The park features both business sites and green spaces and sits at a strategic crossroads for international trade, close to Pan-European Corridor 5, one of the great European road and rail routes. POLINS, designed by the architect Marco Acerbis, is a multifunctional building that provides consultancy services to businesses, small and medium-sized in particular, favouring the development of new business models and bringing together the university, consultancy and enterprise worlds. POLINS encourages companies to regularly question their business model using the provocative slogan "if it works, it is old hat!"

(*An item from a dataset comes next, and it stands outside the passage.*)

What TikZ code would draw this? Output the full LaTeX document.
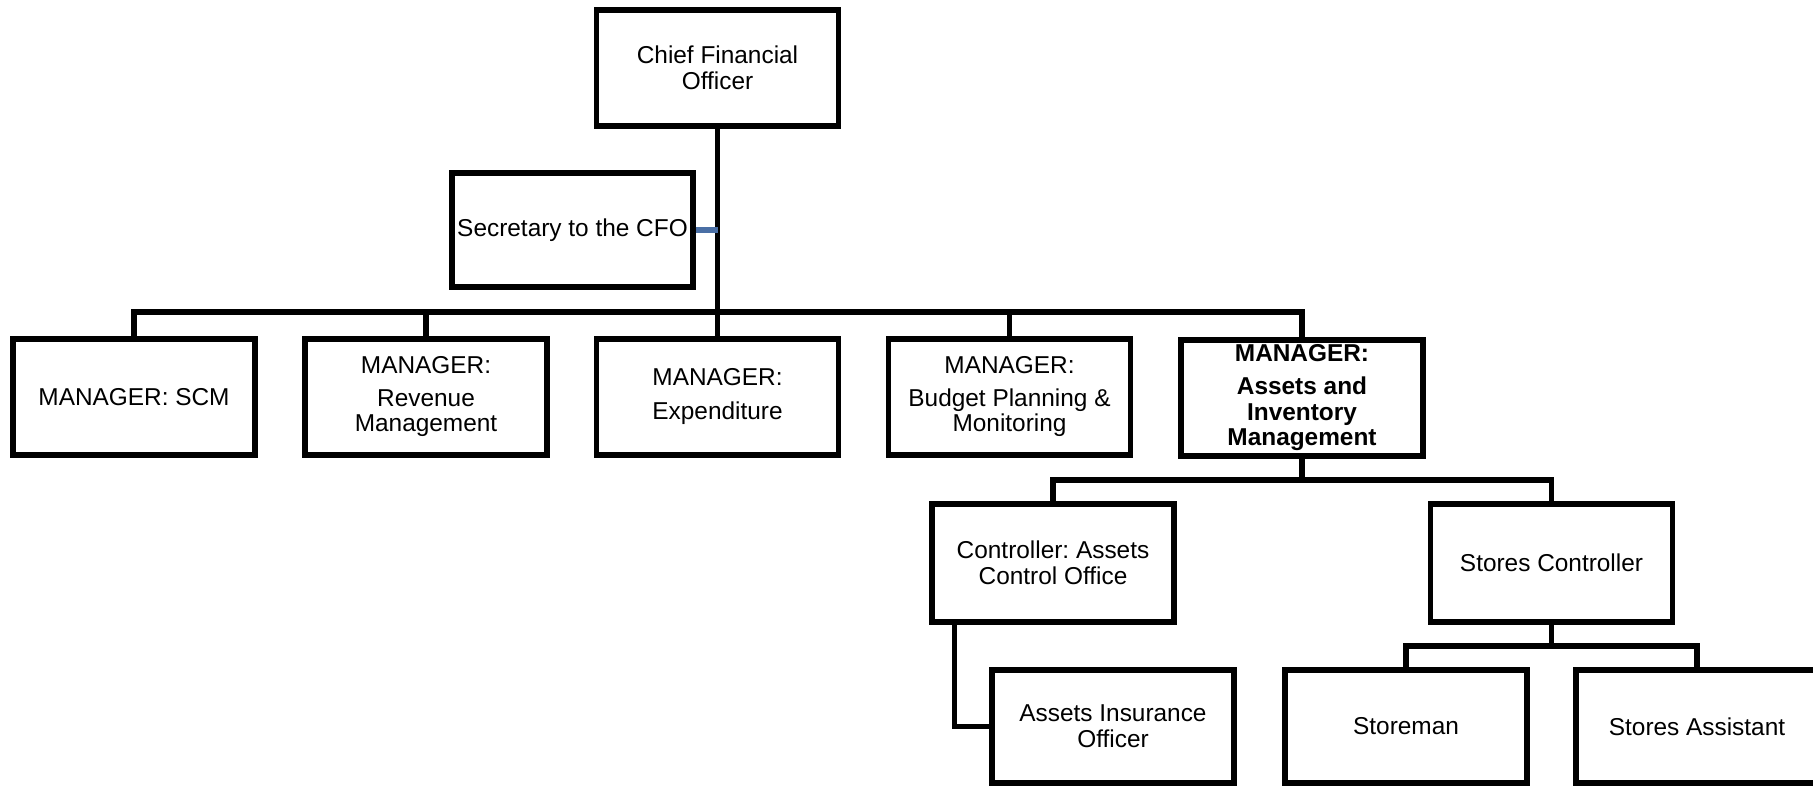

Facing south, the form and materials were studied to maximise free solar input and minimise energy requirements in summer and winter. The originally flat site was moulded to create an embankment that entirely covers the north side of the building as well as part of the east and west elevations, leaving only the mainly glazed south side completely free. It is this attention to detail - the way the building is attached to the ground and relates to the sun but also in every single part of the envelope and its systems - that ensures it blends with the context of the landscape of which the building forms a part. The curve on the north side generated by the embankment continues visually with large laminated fir arches with 33-metre spans that reach over the whole building, welcoming visitors on the outside and "protecting them" on the inside.
Design-wise, the photovoltaic system forms a natural continuation of the roof, which separates geometrically from a continuous sheet into rows of photovoltaic modules. These modules become a simple but refined part of the architecture. Although nothing special in themselves, they form an essential part of the building's design, especially on the south front, sitting along the main south-facing front, at the top of the laminate wood arches. They protect this outward extension of the building, preventing overheating inside in the summer months, when the sun reaches its maximum elevation and irradiation, and favouring solar capture in the winter months.